For context: DH and I have been together for 15 years, married for 8. We met when I was in my late 30s, I'm now in my early 50s (and yes, very much in perimenopause which I'm aware may be having an impact!). I had one child when we met, who is now an adult, not living at home. DH has been a fabulous step-parent, no issues there at all. We don't have any kids together. We own a house, don't really have significant financial worries, generally have a nice life.
We've had our ups and downs of course and no one is perfect, least of all me. I could list all the minor irritations of daily life, and I'm sure he could list many of mine too. Fundamentally DH is a kind, thoughtful, smart, loving man and I know he loves me to bits. We have things in common, and also our own separate interests. We do laugh together, and have sex (although this has never been a particularly fulfilling element of our relationship for me). He cooks, shops, does a fair bit of the life/house admin. He doesn't have (m)any friends and relies on me for his social life almost entirely, and for emotional support.
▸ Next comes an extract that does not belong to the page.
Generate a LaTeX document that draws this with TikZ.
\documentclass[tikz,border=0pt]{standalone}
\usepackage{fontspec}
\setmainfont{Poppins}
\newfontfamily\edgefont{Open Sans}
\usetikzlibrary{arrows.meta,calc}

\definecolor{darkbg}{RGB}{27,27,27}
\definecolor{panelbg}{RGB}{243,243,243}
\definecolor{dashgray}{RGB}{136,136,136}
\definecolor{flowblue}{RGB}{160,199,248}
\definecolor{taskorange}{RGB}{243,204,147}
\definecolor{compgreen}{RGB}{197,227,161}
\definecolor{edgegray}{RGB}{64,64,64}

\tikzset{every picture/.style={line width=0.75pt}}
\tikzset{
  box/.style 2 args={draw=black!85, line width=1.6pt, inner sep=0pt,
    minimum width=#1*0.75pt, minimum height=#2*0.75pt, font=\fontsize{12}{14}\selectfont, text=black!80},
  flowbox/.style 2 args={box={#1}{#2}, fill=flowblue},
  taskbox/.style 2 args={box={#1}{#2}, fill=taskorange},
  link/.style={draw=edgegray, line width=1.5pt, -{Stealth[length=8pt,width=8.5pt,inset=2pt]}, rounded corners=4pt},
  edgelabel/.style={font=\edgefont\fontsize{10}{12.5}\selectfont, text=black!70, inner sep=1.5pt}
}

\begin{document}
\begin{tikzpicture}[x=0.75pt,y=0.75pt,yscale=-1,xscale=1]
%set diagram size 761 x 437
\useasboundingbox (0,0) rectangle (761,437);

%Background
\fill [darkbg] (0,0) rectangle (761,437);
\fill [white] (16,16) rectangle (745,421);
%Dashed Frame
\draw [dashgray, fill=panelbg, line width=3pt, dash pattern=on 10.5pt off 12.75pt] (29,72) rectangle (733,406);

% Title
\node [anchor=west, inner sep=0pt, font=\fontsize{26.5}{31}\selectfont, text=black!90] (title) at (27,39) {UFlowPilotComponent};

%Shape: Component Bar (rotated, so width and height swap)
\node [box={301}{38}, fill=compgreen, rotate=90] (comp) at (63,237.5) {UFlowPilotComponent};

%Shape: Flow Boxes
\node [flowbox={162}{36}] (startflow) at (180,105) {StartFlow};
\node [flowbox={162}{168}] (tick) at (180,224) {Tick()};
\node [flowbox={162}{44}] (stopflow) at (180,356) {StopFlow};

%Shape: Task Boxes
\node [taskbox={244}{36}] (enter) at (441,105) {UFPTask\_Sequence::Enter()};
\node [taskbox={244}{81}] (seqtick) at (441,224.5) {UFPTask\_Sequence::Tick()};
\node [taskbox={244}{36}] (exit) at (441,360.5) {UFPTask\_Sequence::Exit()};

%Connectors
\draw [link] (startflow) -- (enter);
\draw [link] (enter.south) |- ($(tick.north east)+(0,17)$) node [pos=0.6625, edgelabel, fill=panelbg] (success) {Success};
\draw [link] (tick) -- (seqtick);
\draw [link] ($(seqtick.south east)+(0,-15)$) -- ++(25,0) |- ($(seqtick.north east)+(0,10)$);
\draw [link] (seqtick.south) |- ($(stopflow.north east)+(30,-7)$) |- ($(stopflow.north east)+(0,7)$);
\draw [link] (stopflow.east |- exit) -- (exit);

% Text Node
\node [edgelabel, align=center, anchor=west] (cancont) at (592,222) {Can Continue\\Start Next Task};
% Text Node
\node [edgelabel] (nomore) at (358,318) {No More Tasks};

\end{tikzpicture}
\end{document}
He's aware of this (he actually showed me the 'mankeeping' article the other week as he knew it would ring bells with me...) but doesn't make much effort to change it. He can be quite critical of other people (colleagues, family, neighbours) which limits our social life, and we've had a few years recently where he's struggled to settle in a job (including periods of unemployment) which has put pressure on me. When he was not working he spent a lot of time just lying around the house watching sport on the tv, which drove me mad. He's back in work now (although he complains about it a lot!) He keeps saying he wants to retire at 55 but doesn't earn anywhere near enough or save enough to make that even a remote possibility. Any money that we have (savings etc) has been brought into the marriage by me. I've paid off a lot of his debts, too.
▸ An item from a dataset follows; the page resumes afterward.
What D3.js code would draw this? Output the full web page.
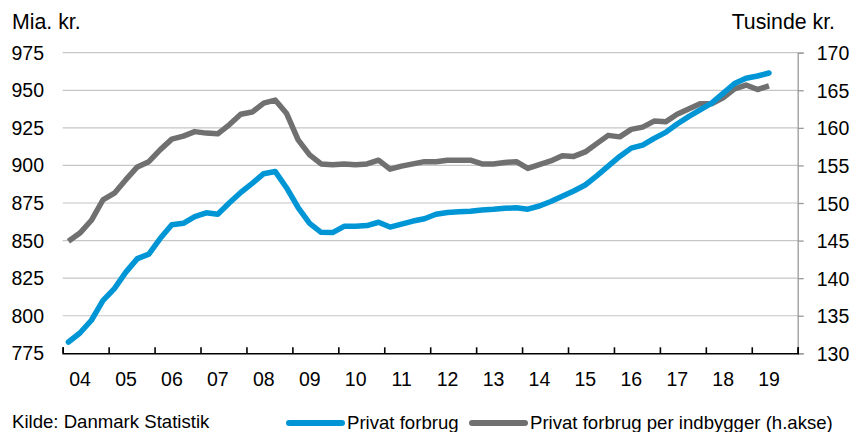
<!DOCTYPE html>
<html>
<head>
<meta charset="utf-8">
<script src="https://cdn.jsdelivr.net/npm/d3@7"></script>
<style>
  body { margin: 0; background: #fff; }
  svg text { font-family: "Liberation Sans", Arial, sans-serif; fill: #000; }
</style>
</head>
<body>
<script>
// x-akse: år (kvartalsdata 2004K1 - 2019K2)
var yearLabels = ["04","05","06","07","08","09","10","11","12","13","14","15","16","17","18","19"];
var leftTicks = [775, 800, 825, 850, 875, 900, 925, 950, 975];
var rightTicks = [130, 135, 140, 145, 150, 155, 160, 165, 170];

// Privat forbrug, mia. kr. (v.akse)
var privatForbrug = [
  782.5, 788.5, 797, 810, 818, 829, 838, 841,
  851.5, 860.5, 861.5, 866, 868.5, 867.5, 875, 882,
  888, 894.5, 896, 885, 872, 861.5, 855.5, 855.3,
  859.5, 859.5, 860, 862.2, 859, 861, 863, 864.5,
  867.5, 868.7, 869.2, 869.5, 870.3, 870.8, 871.5, 871.8,
  870.9, 873, 876, 879.5, 883, 887, 893, 899.5,
  906, 911.5, 913.5, 918, 922, 927.6, 932.5, 937,
  941.5, 948, 954.5, 958, 959.5, 961.5
];

// Privat forbrug per indbygger, tusinde kr. (h.akse)
var perIndbygger = [
  144.9, 146.0, 147.7, 150.4, 151.3, 153.1, 154.8, 155.5,
  157.1, 158.5, 158.9, 159.5, 159.3, 159.2, 160.4, 161.8,
  162.1, 163.3, 163.7, 161.9, 158.4, 156.4, 155.2, 155.1,
  155.2, 155.1, 155.2, 155.7, 154.5, 154.9, 155.2, 155.5,
  155.5, 155.7, 155.7, 155.7, 155.2, 155.2, 155.4, 155.5,
  154.6, 155.1, 155.6, 156.3, 156.2, 156.8, 157.9, 159.0,
  158.8, 159.8, 160.1, 160.9, 160.8, 161.8, 162.5, 163.2,
  163.2, 164.0, 165.2, 165.7, 165.1, 165.6
];

var seriesNames = ["Privat forbrug", "Privat forbrug per indbygger (h.akse)"];
var colors = ["#0096d6", "#707070"];

var width = 854, height = 432;
var margin = {top: 52.7, right: 56.3, bottom: 78.7, left: 62.7};

var svg = d3.select("body").append("svg")
  .attr("width", width)
  .attr("height", height);

var firstYear = 2004;
var x = d3.scaleLinear()
  .domain([firstYear, firstYear + yearLabels.length])
  .range([margin.left, width - margin.right]);

var yLeft = d3.scaleLinear()
  .domain([775, 975])
  .range([height - margin.bottom, margin.top]);

var yRight = d3.scaleLinear()
  .domain([130, 170])
  .range([height - margin.bottom, margin.top]);

// kvartal i -> tidspunkt midt i kvartalet
function qTime(i) { return firstYear + (i + 0.5) / 4; }

// gridlines
svg.append("g")
  .selectAll("line")
  .data(leftTicks.slice(1))
  .enter().append("line")
  .attr("x1", x.range()[0])
  .attr("x2", x.range()[1])
  .attr("y1", function(d) { return yLeft(d); })
  .attr("y2", function(d) { return yLeft(d); })
  .attr("stroke", "#c6c6c6")
  .attr("stroke-width", 1.2);

// venstre akse (kun tal)
svg.append("g")
  .selectAll("text")
  .data(leftTicks)
  .enter().append("text")
  .attr("x", 44)
  .attr("y", function(d) { return yLeft(d) + 7; })
  .attr("text-anchor", "end")
  .style("font-size", "19.5px")
  .text(function(d) { return d; });

// højre akse
var rightAxis = svg.append("g")
  .attr("transform", "translate(" + x.range()[1] + ",0)")
  .call(d3.axisRight(yRight).tickValues(rightTicks).tickSize(6).tickPadding(13));
rightAxis.select(".domain").attr("stroke", "#9a9a9a").attr("stroke-width", 1.3);
rightAxis.selectAll(".tick line").attr("stroke", "#9a9a9a").attr("stroke-width", 1.3);
rightAxis.selectAll(".tick text")
  .style("font-size", "19.5px")
  .style("font-family", "'Liberation Sans', Arial, sans-serif")
  .attr("fill", "#000")
  .attr("dy", "0.36em");

// x-akse
var yearTicks = d3.range(firstYear, firstYear + yearLabels.length + 1);
var xAxis = svg.append("g")
  .attr("transform", "translate(0," + yLeft(775) + ")")
  .call(d3.axisBottom(x).tickValues(yearTicks).tickSize(-6).tickFormat(""));
xAxis.select(".domain").attr("stroke", "#000").attr("stroke-width", 1.6);
xAxis.selectAll(".tick line").attr("stroke", "#000").attr("stroke-width", 1.6);

svg.append("g")
  .selectAll("text")
  .data(yearLabels)
  .enter().append("text")
  .attr("x", function(d, i) { return x(firstYear + i + 0.5) - 5.6; })
  .attr("y", 386)
  .attr("text-anchor", "middle")
  .style("font-size", "19.5px")
  .text(function(d) { return d; });

// enheder
svg.append("text").attr("x", 12).attr("y", 29).style("font-size", "21.3px").text("Mia. kr.");
svg.append("text").attr("x", 835).attr("y", 29).attr("text-anchor", "end")
  .style("font-size", "21.3px").text("Tusinde kr.");

// linjer
var lineLeft = d3.line()
  .x(function(d, i) { return x(qTime(i)); })
  .y(function(d) { return yLeft(d); });
var lineRight = d3.line()
  .x(function(d, i) { return x(qTime(i)); })
  .y(function(d) { return yRight(d); });

svg.append("path")
  .datum(perIndbygger)
  .attr("d", lineRight)
  .attr("fill", "none")
  .attr("stroke", colors[1])
  .attr("stroke-width", 5.5)
  .attr("stroke-linejoin", "round");

svg.append("path")
  .datum(privatForbrug)
  .attr("d", lineLeft)
  .attr("fill", "none")
  .attr("stroke", colors[0])
  .attr("stroke-width", 5.5)
  .attr("stroke-linejoin", "round")
  .attr("stroke-linecap", "round");

// kilde
svg.append("text").attr("x", 12).attr("y", 428).style("font-size", "18.6px")
  .text("Kilde: Danmark Statistik");

// legende
var legendX = [289, 472];
var legend = svg.selectAll(".legend")
  .data(seriesNames)
  .enter().append("g")
  .attr("class", "legend")
  .attr("transform", function(d, i) { return "translate(" + legendX[i] + ",423)"; });

legend.append("line")
  .attr("x1", 0).attr("x2", 53)
  .attr("stroke", function(d, i) { return colors[i]; })
  .attr("stroke-width", 6)
  .attr("stroke-linecap", "round");

legend.append("text")
  .attr("x", 58)
  .attr("y", 5.5)
  .style("font-size", "18.6px")
  .text(function(d) { return d; });
</script>
</body>
</html>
But there's nothing fundamentally 'wrong' in our marriage; these don't feel like things I would be justified in leaving over! A lot of it I knew before I went in, iyswim? And as I said, he's kind and loving and he'd be absolutely devastated if he knew I was feeling this way.
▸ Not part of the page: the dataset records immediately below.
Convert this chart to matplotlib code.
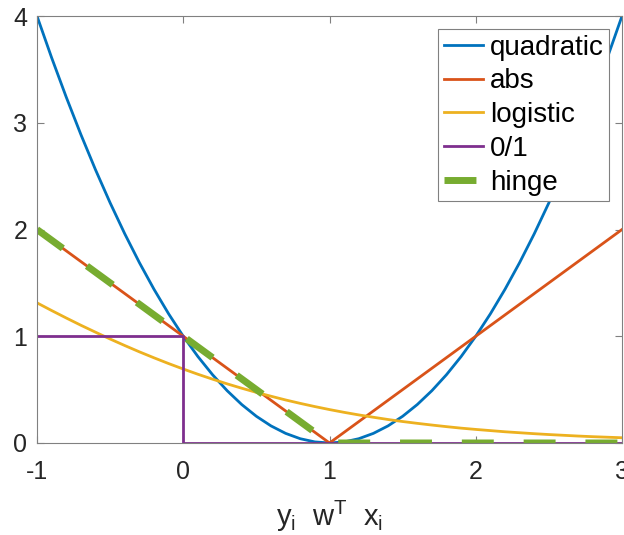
#!/usr/bin/python
import numpy as np
import matplotlib
matplotlib.use('Agg')
import matplotlib.pyplot as plt

#===============================
# values
x_fine = [-1.0, -0.9, -0.8, -0.7, -0.6, -0.5, -0.4, -0.3, -0.2, -0.1,
          0.0, 0.1, 0.2, 0.3, 0.4, 0.5, 0.6, 0.7, 0.8, 0.9,
          1.0, 1.1, 1.2, 1.3, 1.4, 1.5, 1.6, 1.7, 1.8, 1.9,
          2.0, 2.1, 2.2, 2.3, 2.4, 2.5, 2.6, 2.7, 2.8, 2.9, 3.0]
quadratic = [4.00, 3.61, 3.24, 2.89, 2.56, 2.25, 1.96, 1.69, 1.44, 1.21,
             1.00, 0.81, 0.64, 0.49, 0.36, 0.25, 0.16, 0.09, 0.04, 0.01,
             0.00, 0.01, 0.04, 0.09, 0.16, 0.25, 0.36, 0.49, 0.64, 0.81,
             1.00, 1.21, 1.44, 1.69, 1.96, 2.25, 2.56, 2.89, 3.24, 3.61, 4.00]
logistic = [1.313, 1.241, 1.171, 1.103, 1.038, 0.974, 0.913, 0.854, 0.798, 0.744,
            0.693, 0.644, 0.598, 0.554, 0.513, 0.474, 0.438, 0.403, 0.371, 0.341,
            0.313, 0.287, 0.263, 0.241, 0.220, 0.201, 0.184, 0.168, 0.153, 0.139,
            0.127, 0.116, 0.105, 0.096, 0.087, 0.079, 0.072, 0.065, 0.059, 0.054, 0.049]
x_abs = [-1, 1, 3]
absloss = [2, 0, 2]
x_01 = [-1, 0, 0, 3]
zero_one = [1, 1, 0, 0]
x_hinge = [-1, 1, 3]
hinge = [2, 0, 0]

xticks = [-1, 0, 1, 2, 3]
yticks = [0, 1, 2, 3, 4]

#==================================
def DrawFig(filename):
  plt.rcParams['font.family'] = ['Liberation Sans', 'DejaVu Sans']
  plt.rcParams['mathtext.fontset'] = 'custom'
  plt.rcParams['mathtext.rm'] = 'Liberation Sans'
  plt.rcParams['mathtext.it'] = 'Liberation Sans'

  fig = plt.figure(figsize=(6.24, 5.35), dpi=100)
  ax = fig.add_axes([0.0593, 0.172, 0.9375, 0.798])

  lw = 2.0
  ax.plot(x_fine, quadratic, color='#0072BD', lw=lw, label='quadratic')
  ax.plot(x_abs, absloss, color='#D95319', lw=lw, label='abs')
  ax.plot(x_fine, logistic, color='#EDB120', lw=lw, label='logistic')
  ax.plot(x_01, zero_one, color='#7E2F8E', lw=lw, label='0/1')
  hw = 5.0
  ax.plot(x_hinge, hinge, color='#77AC30', lw=hw, label='hinge',
          linestyle=(0, (23.0 / hw, 21.5 / hw)), dash_capstyle='butt')

  ax.set_xlim(-1, 3)
  ax.set_ylim(0, 4)
  ax.set_xticks(xticks)
  ax.set_yticks(yticks)
  ax.set_xticklabels([str(t) for t in xticks])
  ax.tick_params(direction='in', length=5, width=0.8, color='#808080',
                 labelsize=18, labelcolor='#262626', top=True, right=True)
  ax.tick_params(axis='x', pad=12)
  ax.tick_params(axis='y', pad=7)
  for s in ax.spines.values():
    s.set_color('#808080')
    s.set_linewidth(0.8)

  ax.set_xlabel(r'$\mathregular{y_i\ \ w^T\ \ x_i}$', fontsize=21, color='#262626', labelpad=11)

  leg = ax.legend(loc='upper right', bbox_to_anchor=(0.978, 0.9696), fontsize=20,
                  handlelength=1.4, handletextpad=0.25, labelspacing=0.28,
                  borderpad=0.2, borderaxespad=0.0, fancybox=False, framealpha=1)
  leg.get_frame().set_edgecolor('#808080')
  leg.get_frame().set_linewidth(0.8)

  plt.savefig(filename, dpi=100)
  return

#==================================
def main():
  DrawFig('out.png')
  return

# -------------------------------
if __name__ == '__main__':
  main()
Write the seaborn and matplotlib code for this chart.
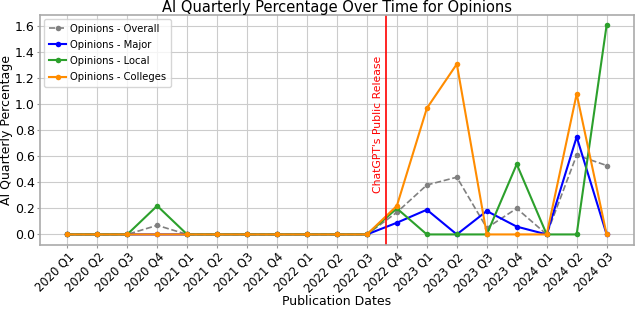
import numpy as np
import pandas as pd
import seaborn as sns
import matplotlib
matplotlib.use("Agg")
import matplotlib.pyplot as plt

quarters = ["2020 Q1", "2020 Q2", "2020 Q3", "2020 Q4",
            "2021 Q1", "2021 Q2", "2021 Q3", "2021 Q4",
            "2022 Q1", "2022 Q2", "2022 Q3", "2022 Q4",
            "2023 Q1", "2023 Q2", "2023 Q3", "2023 Q4",
            "2024 Q1", "2024 Q2", "2024 Q3"]

overall = [0, 0, 0, 0.07, 0, 0, 0, 0, 0, 0, 0,
           0.17, 0.38, 0.44, 0.05, 0.20, 0, 0.61, 0.53]
major = [0, 0, 0, 0, 0, 0, 0, 0, 0, 0, 0,
         0.09, 0.19, 0, 0.18, 0.06, 0, 0.75, 0]
local = [0, 0, 0, 0.22, 0, 0, 0, 0, 0, 0, 0,
         0.20, 0, 0, 0, 0.54, 0, 0, 1.61]
colleges = [0, 0, 0, 0, 0, 0, 0, 0, 0, 0, 0,
            0.22, 0.97, 1.31, 0, 0, 0, 1.08, 0]

release_pos = 10.63  # ChatGPT release (30 Nov 2022) between Q3 and Q4 ticks

x = np.arange(len(quarters))

fig, ax = plt.subplots(figsize=(6.4, 3.1), dpi=100)

sns.lineplot(x=x, y=overall, ax=ax, color="gray", linestyle="--", marker="o",
             markersize=4, markeredgewidth=0, linewidth=1.2, label="Opinions - Overall")
sns.lineplot(x=x, y=major, ax=ax, color="blue", marker="o",
             markersize=4, markeredgewidth=0, linewidth=1.5, label="Opinions - Major")
sns.lineplot(x=x, y=local, ax=ax, color="tab:green", marker="o",
             markersize=4, markeredgewidth=0, linewidth=1.5, label="Opinions - Local")
sns.lineplot(x=x, y=colleges, ax=ax, color="darkorange", marker="o",
             markersize=4, markeredgewidth=0, linewidth=1.5, label="Opinions - Colleges")

# release marker
ax.axvline(release_pos, color="red", linewidth=1.2)
ax.text(release_pos - 0.1, 0.85, "ChatGPT's Public Release", color="red",
        rotation=90, ha="right", va="center", fontsize=7.8)

ax.set_xticks(x)
ax.set_xticklabels(quarters, rotation=45, ha="right", rotation_mode="anchor")
ax.set_yticks(np.arange(0, 1.7, 0.2))
ax.grid(True, color="#cccccc", linewidth=0.8)
ax.set_axisbelow(True)
for s in ax.spines.values():
    s.set_color("#aaaaaa")
    s.set_linewidth(1.2)

ax.set_title("AI Quarterly Percentage Over Time for Opinions", fontsize=10.5, pad=2)
ax.set_xlabel("Publication Dates", fontsize=9, labelpad=0)
ax.set_ylabel("AI Quarterly Percentage", fontsize=9, labelpad=1)
ax.tick_params(color="#999999", length=2.5, pad=1.5)
ax.tick_params(axis="x", labelsize=8.3)
ax.tick_params(axis="y", labelsize=9)
ax.legend(loc="upper left", fontsize=7.2, handlelength=1.7, handletextpad=0.4,
          borderpad=0.5, labelspacing=0.62, borderaxespad=0.4)

plt.subplots_adjust(left=0.063, right=0.99, top=0.953, bottom=0.21)
plt.savefig("out.png")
I just can't get this feeling out of my head, though. I would absolutely say that love him, but at the same time I don't think it would bother me very much if our marriage ended tomorrow. I think I would feel liberated - I would buy a tiny flat and do whatever the hell I pleased all day every day without anyone wanting to know where I was or what time I'd be back or what I wanted for dinner. I wouldn't need to spend any time hearing about his latest injury or how he thinks so-and-so at work is a lazy twat, or having the tv on all fucking weekend with some random sport (football, golf, cycling, pentathlon, skiing, boxing, weightlifting, you name it)... I think the bottom line is, I don't 'need' him, but I think he 'needs' me, and I feel a bit sad and fed up and guilty and irritated about that.
Is this just marriage, though? I'm not 'unhappy', I just feel a bit stifled, I think. I just want to be alone! But then I think about the times when we do have fun together, and he does make me laugh, and he does love me, and he'd be devastated if I left. Can anyone identify with this at all?